- OBJECTIVE
What lines of the data include the string "chart"? Copy them all.

- INFORMATION SUPPLIED
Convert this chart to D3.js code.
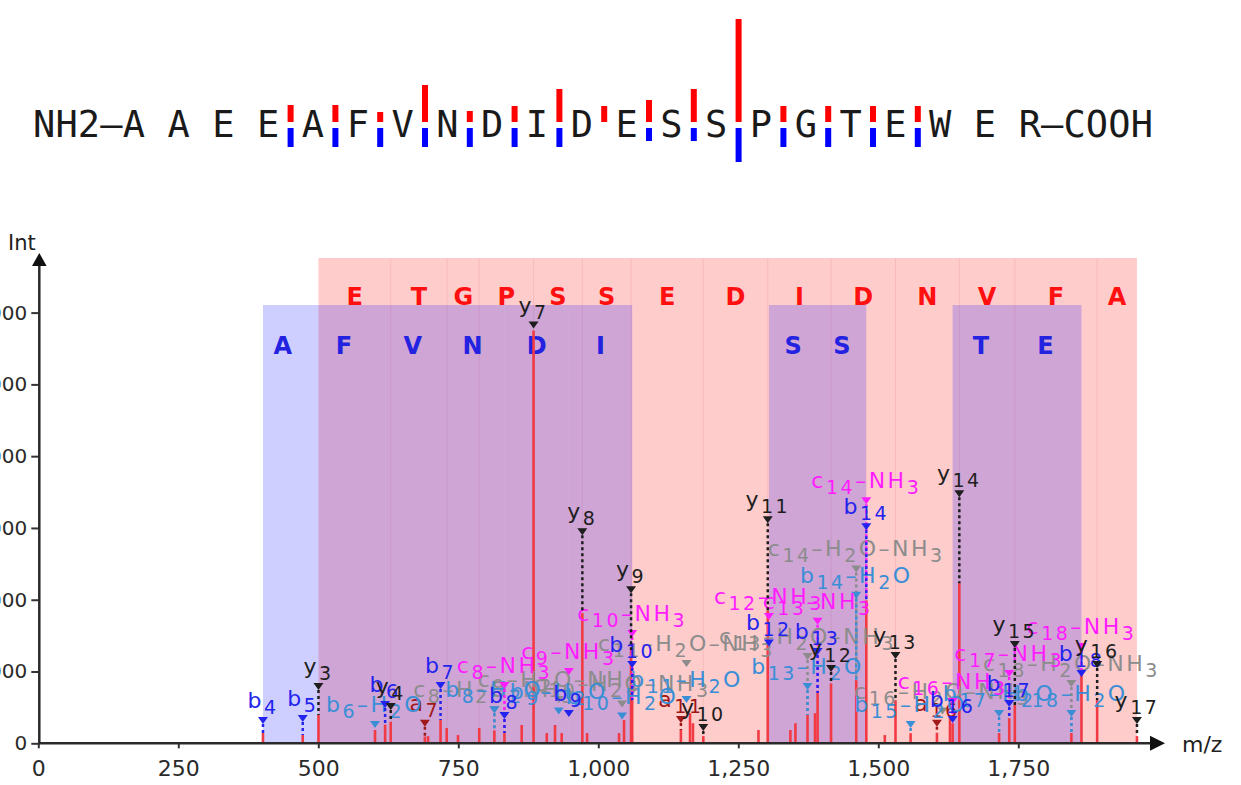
<!DOCTYPE html>
<html>
<head>
<meta charset="utf-8">
<script src="https://cdn.jsdelivr.net/npm/d3@7"></script>
<style>
body { margin: 0; background: #fff; }
svg { display: block; }
text { font-family: "DejaVu Sans", Verdana, sans-serif; }
</style>
</head>
<body>
<div id="chart"></div>
<script>
// peptide + cleavage support shown above the spectrum
var residues = "AAEEAFVNDIDESSPGTEWER".split("");
var cleaveAfter = [3, 4, 5, 6, 7, 8, 9, 10, 11, 12, 13, 14, 15, 16, 17];
var cleaveY = [17, 17, 10, 37, 11, 16, 33, 16, 22, 33, 103, 16, 16, 16, 16];
var cleaveB = [19, 19, 19, 19, 19, 19, 19, 0, 13, 13, 34, 19, 19, 19, 19];

// y-ion ladder (y3..y17) and the residues between rungs
var yLadderMz = [500.3, 629.3, 730.3, 787.4, 884.4, 971.5, 1058.5, 1187.5, 1302.6, 1415.6, 1530.7, 1644.7, 1743.8, 1890.8, 1961.9];
var yLadderRes = ["E", "T", "G", "P", "S", "S", "E", "D", "I", "D", "N", "V", "F", "A"];

// b-ion ladder segments
var bSegStart = [401.2, 472.2, 619.3, 718.3, 832.4, 947.4, 1304.6, 1391.6, 1632.7, 1733.8];
var bSegEnd   = [472.2, 619.3, 718.3, 832.4, 947.4, 1060.5, 1391.6, 1478.6, 1733.8, 1862.8];
var bSegRes   = ["A", "F", "V", "N", "D", "I", "S", "S", "T", "E"];

// peaks
var peakMz  = [401.2, 472.2, 500.3, 601.3, 619.3, 629.3, 690.3, 696, 718.3, 729.3, 749.5, 787.4, 814.4, 832.4, 863.2, 884.4, 908, 922.7, 934.6, 971.5, 980, 1037, 1046, 1058.5, 1060.5, 1147.5, 1163.8, 1169, 1187.5, 1286, 1302.6, 1343, 1352, 1373.6, 1387, 1391.6, 1415.6, 1460.6, 1478.6, 1511.6, 1530.7, 1557.7, 1604.7, 1628, 1632.7, 1644.7, 1715.7, 1733.8, 1743.8, 1844.8, 1862.8, 1890.8, 1961.9];
var peakInt = [143, 115, 394, 185, 260, 300, 95, 100, 324, 213, 115, 213, 180, 143, 255, 5750, 143, 255, 143, 1814, 143, 143, 325, 1300, 600, 185, 420, 280, 100, 185, 1850, 185, 280, 395, 420, 700, 835, 880, 1990, 115, 600, 140, 143, 350, 280, 2231, 143, 350, 533, 143, 950, 600, 100];

// annotations: [ion number, m/z, label level (intensity)]
var annY   = [[3, 500.3, 742], [4, 629.3, 464], [7, 884.4, 5777], [8, 971.5, 2900], [9, 1058.5, 2092], [10, 1187.5, 171], [11, 1302.6, 3067], [12, 1415.6, 992], [13, 1530.7, 1174], [14, 1644.7, 3429], [15, 1743.8, 1327], [16, 1890.8, 1048], [17, 1961.9, 269]];
var annB   = [[4, 401.2, 269], [5, 472.2, 297], [6, 619.3, 491], [7, 718.3, 756], [8, 832.4, 338], [9, 947.4, 366], [10, 1060.5, 1048], [12, 1304.6, 1350], [13, 1391.6, 1230], [14, 1478.6, 2967], [16, 1632.7, 283], [17, 1733.8, 507], [18, 1862.8, 925]];
var annBH2O = [[6, 601.3, 213], [8, 814.4, 420], [9, 929.4, 400], [10, 1042.5, 330], [11, 1157.5, 560], [13, 1373.6, 742], [14, 1460.6, 2014], [15, 1557.7, 213], [17, 1715.7, 366], [18, 1844.8, 366]];
var annCNH3 = [[8, 832.4, 756], [9, 947.4, 950], [10, 1060.5, 1480], [12, 1304.6, 1718], [13, 1391.6, 1650], [14, 1478.6, 3330], [16, 1632.7, 534], [17, 1733.8, 925], [18, 1862.8, 1300]];
var annCH2ONH3 = [[8, 814.4, 420], [9, 929.4, 560], [10, 1042.5, 500], [11, 1157.5, 1062], [13, 1373.6, 1160], [14, 1460.6, 2380], [16, 1614.7, 400], [18, 1844.8, 785]];
var annA = [[7, 690.3, 230], [11, 1147.5, 283], [16, 1604.7, 230]];

var xTicks = [0, 250, 500, 750, 1000, 1250, 1500, 1750];
var yTicks = [0, 1000, 2000, 3000, 4000, 5000, 6000];

var svg = d3.select("#chart").append("svg")
    .attr("width", 1241)
    .attr("height", 785);

// ---------- sequence on top ----------
var adv = 22.4;
var seqX = d3.scaleLinear().domain([0, 1]).range([33, 33 + adv]);
var seq = svg.append("g");
var barY = d3.scaleLinear().domain([0, 100]).range([0, 100]);

var chars = [];
"NH2-".split("").forEach(function(c, i) { chars.push({c: c, k: i}); });
residues.forEach(function(r, i) { chars.push({c: r, k: 4 + 2 * i}); });
"-COOH".split("").forEach(function(c, i) { chars.push({c: c, k: 4 + 2 * residues.length - 1 + i}); });

seq.selectAll("text.res")
    .data(chars)
    .enter().append("text")
    .attr("class", "res")
    .attr("x", function(d) { return seqX(d.k + 0.5); })
    .attr("y", 137)
    .attr("text-anchor", "middle")
    .style("font-family", "'DejaVu Sans Mono', monospace")
    .style("font-size", "37px")
    .attr("fill", "#1a1a1a")
    .text(function(d) { return d.c === "-" ? "\u2013" : d.c; });

seq.selectAll("rect.ybar")
    .data(cleaveAfter)
    .enter().append("rect")
    .attr("x", function(d) { return seqX(4 + 2 * d + 1.5) - 3; })
    .attr("y", function(d, i) { return 122 - barY(cleaveY[i]); })
    .attr("width", 6)
    .attr("height", function(d, i) { return barY(cleaveY[i]); })
    .attr("fill", "#ff0000");

seq.selectAll("rect.bbar")
    .data(cleaveAfter)
    .enter().append("rect")
    .attr("x", function(d) { return seqX(4 + 2 * d + 1.5) - 3; })
    .attr("y", 128)
    .attr("width", 6)
    .attr("height", function(d, i) { return barY(cleaveB[i]); })
    .attr("fill", "#0000ff");

// ---------- spectrum ----------
var x = d3.scaleLinear().domain([0, 2000]).range([38.3, 1158.3]);
var y = d3.scaleLinear().domain([0, 6000]).range([743.3, 312.6]);

var chart = svg.append("g");

// y-ion coverage (red)
var ySegs = yLadderRes.map(function(r, i) { return {r: r, a: yLadderMz[i], b: yLadderMz[i + 1]}; });
chart.selectAll("rect.yseg")
    .data(ySegs)
    .enter().append("rect")
    .attr("x", function(d) { return x(d.a); })
    .attr("y", 258)
    .attr("width", function(d) { return x(d.b) - x(d.a); })
    .attr("height", y(0) - 258)
    .attr("fill", "rgba(255,0,0,0.2)");
chart.selectAll("line.ysep")
    .data(yLadderMz.slice(1, -1))
    .enter().append("line")
    .attr("x1", function(d) { return x(d); })
    .attr("x2", function(d) { return x(d); })
    .attr("y1", 258).attr("y2", y(0))
    .attr("stroke", "rgba(200,60,60,0.12)");

// b-ion coverage (blue)
var bSegs = bSegRes.map(function(r, i) { return {r: r, a: bSegStart[i], b: bSegEnd[i]}; });
chart.selectAll("rect.bseg")
    .data(bSegs)
    .enter().append("rect")
    .attr("x", function(d) { return x(d.a); })
    .attr("y", 305)
    .attr("width", function(d) { return x(d.b) - x(d.a); })
    .attr("height", y(0) - 305)
    .attr("fill", "rgba(0,0,255,0.19)");

chart.selectAll("text.yres")
    .data(ySegs)
    .enter().append("text")
    .attr("x", function(d) { return (x(d.a) + x(d.b)) / 2; })
    .attr("y", 305)
    .attr("text-anchor", "middle")
    .style("font-size", "24px")
    .style("font-weight", "bold")
    .attr("fill", "#ff1010")
    .text(function(d) { return d.r; });

chart.selectAll("text.bres")
    .data(bSegs)
    .enter().append("text")
    .attr("x", function(d) { return (x(d.a) + x(d.b)) / 2; })
    .attr("y", 354)
    .attr("text-anchor", "middle")
    .style("font-size", "24px")
    .style("font-weight", "bold")
    .attr("fill", "#2222e0")
    .text(function(d) { return d.r; });

// peaks
var peaks = peakMz.map(function(m, i) { return {mz: m, inten: peakInt[i]}; });
chart.selectAll("line.peak")
    .data(peaks)
    .enter().append("line")
    .attr("x1", function(d) { return x(d.mz); })
    .attr("x2", function(d) { return x(d.mz); })
    .attr("y1", y(0))
    .attr("y2", function(d) { return y(d.inten); })
    .attr("stroke", "#f23a44")
    .attr("stroke-width", 2.6);

// ion annotations
var ionTypes = [
    {data: annCH2ONH3, fmt: "c_N-H_2O-NH_3", color: "#8c8c8c"},
    {data: annA, fmt: "a_N", color: "#a01818"},
    {data: annBH2O, fmt: "b_N-H_2O", color: "#3a8ed6"},
    {data: annCNH3, fmt: "c_N-NH_3", color: "#ff1cff"},
    {data: annB, fmt: "b_N", color: "#2323ee"},
    {data: annY, fmt: "y_N", color: "#1e1e1e"}
];

function nearestPeak(mz) {
    var best = null;
    peaks.forEach(function(p) {
        if (Math.abs(p.mz - mz) < 3 && (!best || Math.abs(p.mz - mz) < Math.abs(best.mz - mz))) best = p;
    });
    return best;
}

function addLabel(g, str, px, py, color) {
    var t = g.append("text")
        .attr("x", px).attr("y", py)
        .attr("text-anchor", "middle")
        .attr("fill", color)
        .style("font-size", "22px")
        .style("letter-spacing", "2.5px");
    var parts = str.split(/(_\d+)/).filter(function(s) { return s.length; });
    var sub = false;
    parts.forEach(function(p) {
        if (p[0] === "_") {
            t.append("tspan").attr("dy", 6).style("font-size", "19px").text(p.slice(1));
            sub = true;
        } else {
            var ts = t.append("tspan").text(p.replace(/-/g, "\u2013"));
            if (sub) { ts.attr("dy", -6); sub = false; }
        }
    });
}

var ann = chart.append("g");
ionTypes.forEach(function(type) {
    type.data.forEach(function(a) {
        var px = x(a[1]);
        var tip = y(a[2]);
        var pk = nearestPeak(a[1]);
        if (pk && y(pk.inten) > tip + 4) {
            ann.append("line")
                .attr("x1", px).attr("x2", px)
                .attr("y1", tip).attr("y2", y(pk.inten))
                .attr("stroke", type.color)
                .attr("stroke-width", 2.5)
                .attr("stroke-dasharray", "3,3");
        }
        ann.append("path")
            .attr("d", "M" + (px - 5) + "," + (tip - 7) + "L" + (px + 5) + "," + (tip - 7) + "L" + px + "," + tip + "Z")
            .attr("fill", type.color);
        addLabel(ann, type.fmt.replace("N", a[0]), px, tip - 16, type.color);
    });
});

// ---------- axes ----------
var xAxis = svg.append("g")
    .attr("transform", "translate(0," + y(0) + ")")
    .call(d3.axisBottom(x).tickValues(xTicks).tickSize(5).tickPadding(12).tickFormat(d3.format(",")));
xAxis.select(".domain").remove();
xAxis.selectAll(".tick line").attr("stroke", "#333").attr("stroke-width", 2);
xAxis.selectAll(".tick text")
    .style("font-size", "22px")
    .style("font-family", "'DejaVu Sans', sans-serif")
    .attr("fill", "#2a2a2a");

var yAxis = svg.append("g")
    .attr("transform", "translate(39.3,0)")
    .call(d3.axisLeft(y).tickValues(yTicks).tickSize(8).tickPadding(4).tickFormat(d3.format(",")));
yAxis.select(".domain").remove();
yAxis.selectAll(".tick line").attr("stroke", "#333").attr("stroke-width", 2);
yAxis.selectAll(".tick text")
    .style("font-size", "20px")
    .style("font-family", "'DejaVu Sans', sans-serif")
    .attr("fill", "#2a2a2a");

svg.append("line")
    .attr("x1", 38.3).attr("x2", 1152)
    .attr("y1", y(0)).attr("y2", y(0))
    .attr("stroke", "#2a2a2a").attr("stroke-width", 2.5);
svg.append("path")
    .attr("d", "M1150," + (y(0) - 7.5) + "L1165," + y(0) + "L1150," + (y(0) + 7.5) + "Z")
    .attr("fill", "#111");
svg.append("line")
    .attr("x1", 39.3).attr("x2", 39.3)
    .attr("y1", y(0)).attr("y2", 264)
    .attr("stroke", "#2a2a2a").attr("stroke-width", 2.5);
svg.append("path")
    .attr("d", "M32,266L39.3,253L46.6,266Z")
    .attr("fill", "#111");

svg.append("text")
    .attr("x", 1182).attr("y", 752)
    .style("font-size", "22px")
    .attr("fill", "#222")
    .text("m/z");
svg.append("text")
    .attr("x", 8).attr("y", 250)
    .style("font-size", "21px")
    .attr("fill", "#222")
    .text("Int");
</script>
</body>
</html>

- TASK SOLUTION
Convert this chart to D3.js code.
<div id="chart"></div>
var svg = d3.select("#chart").append("svg")
var chart = svg.append("g");
chart.selectAll("rect.yseg")
chart.selectAll("line.ysep")
chart.selectAll("rect.bseg")
chart.selectAll("text.yres")
chart.selectAll("text.bres")
chart.selectAll("line.peak")
var ann = chart.append("g");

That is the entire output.